NEW ORLEANS (CN) — Four minor parties and independent voters argued to a Fifth Circuit Court of Appeals panel Monday that a Texas requirement that they obtain paper copies and thousands of handwritten signatures to get on the state's ballot poses an unequal burden.
Throughout Monday’s oral argument, however, the three-judge appeals panel judges appeared likely to side with Texas, which says the ballot requirement law prevents fraud.
Attorney Oliver Hall, representing the minor parties and independents, said the state continues to tell them they won’t have a problem getting on the ballot if they simply hold a convention to garner support.
“This is true,” Hall told the panel, “However, the record unequivocally establishes that no party has done that in over 50 years," — in large part, Hall argued, because how expensive, time consuming and nearly impossible it is to get everyone together in one place on such short notice.
Texas is the only state that keeps minor parties and independents from collecting signatures before the primary election and bars voters from signing petitions if they voted in a primary election.
The plaintiffs — the Green Party of Texas, the Libertarian Party of Texas and a handful of individuals — say this is just one of the unfair barriers preventing non-party political groups from appearing on the Texas ballot. They also protest extraordinary fees and a law requiring paper copies and handwritten signatures of support from tens-of-thousands to hundreds-of-thousands of people.
U.S. Circuit Judge Cory Wilson, an appointee of Donald Trump, appeared slightly impatient responding to Hall, saying, "Basically, all you got to do is get a bunch of people to show up at this precinct."
“Yes, but no one has ever done it,” Hall said. “It’s extremely difficult and unlikely to marshal that number of people on the same day … it’s a statutory requirement that no party has ever complied with.”

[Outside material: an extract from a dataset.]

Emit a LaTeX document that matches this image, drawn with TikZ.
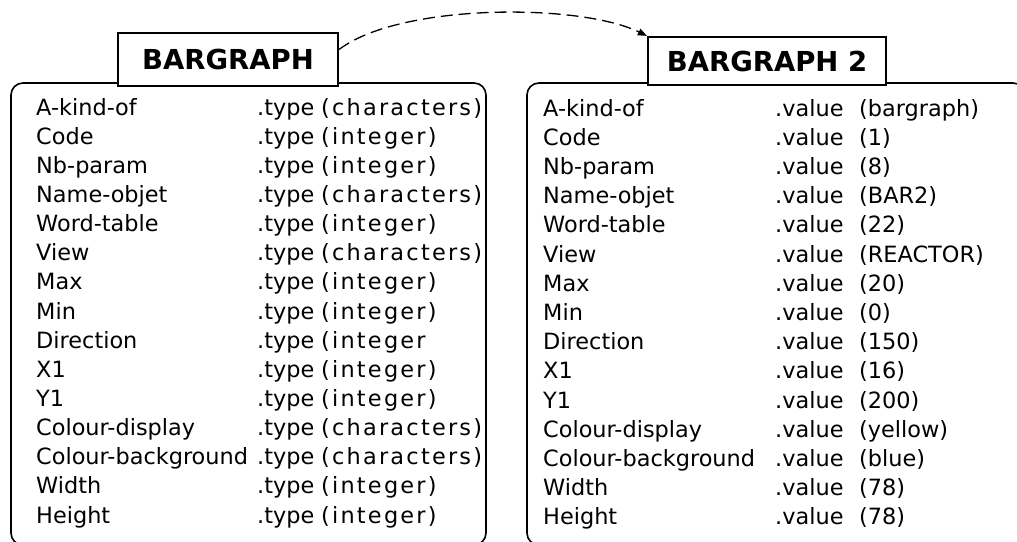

Also, Hall said, the cost of petition drives has “skyrocketed” since the last time the Green Party qualified to be on a ballot in 2004.
Both the plaintiffs and Texas officials appealed a September 2022 order from a lower court judge that found Texas does levy an unfair burden on minor parties, but since the minor party plaintiffs have managed to appear on ballots anyway, the judge ruled in favor of the state on all aspects of the lawsuit except the one challenging the state’s paper and hand signature requirement.
U.S. Circuit Judge Jennifer Walker Elrod, an appointee of George W. Bush, said that it’s imperative to have an assembly of people sign paper petitions at these conventions — as opposed to letting people show their support electronically, possibly from the comfort of their own homes — because of the “constitutional issues” at play.
Hall said the issue of unconstitutionality is still being decided upon.
Lanora Christine Petite, who argued on behalf of Jose Esparza, Deputy Secretary of the State of Texas, said that the state requires minority parties to use paper copies with handwritten signatures because of fraud concerns.
“There is a preference to use in-house regulators because outside circulators are likely to make up signatures,” Petite told the panel. “Therefore, it is better to get in-person signatures.”
Hall also argued against the amount of required signatures.
“This case presents a novel situation and the reason it is a novel situation is that Texas requires way more signatures” than are necessary to show that a candidate has support, he said.
Judge Wilson said that the reason so many in-person signatures are required before a minor party candidate can appear on a ballot “is that the population of Texas has gone up,” but Hall disagreed.
Hall said the plaintiffs are challenging the overall combined effect of this statutory requirement.
“The fact of the matter is you cannot meet the signature requirements as a non-wealthy, non-party candidate,” he said.
He pointed out that the major parties never need to conduct the petition drives required of minor parties and independents.
The nominee major parties elect, “at the expense of taxpayer funds,” is put on the ballot, Hall argued. Meanwhile, the non-party candidate has to do everything at their own expense.
Hall said that under the state statute, minor parties have to follow procedures that can’t be completed without spending a million dollars or more.
U.S. Judge Jacques Weiner, an appointee of H.W. Bush, rounded out the panel, which did not indicate how or when they will decide.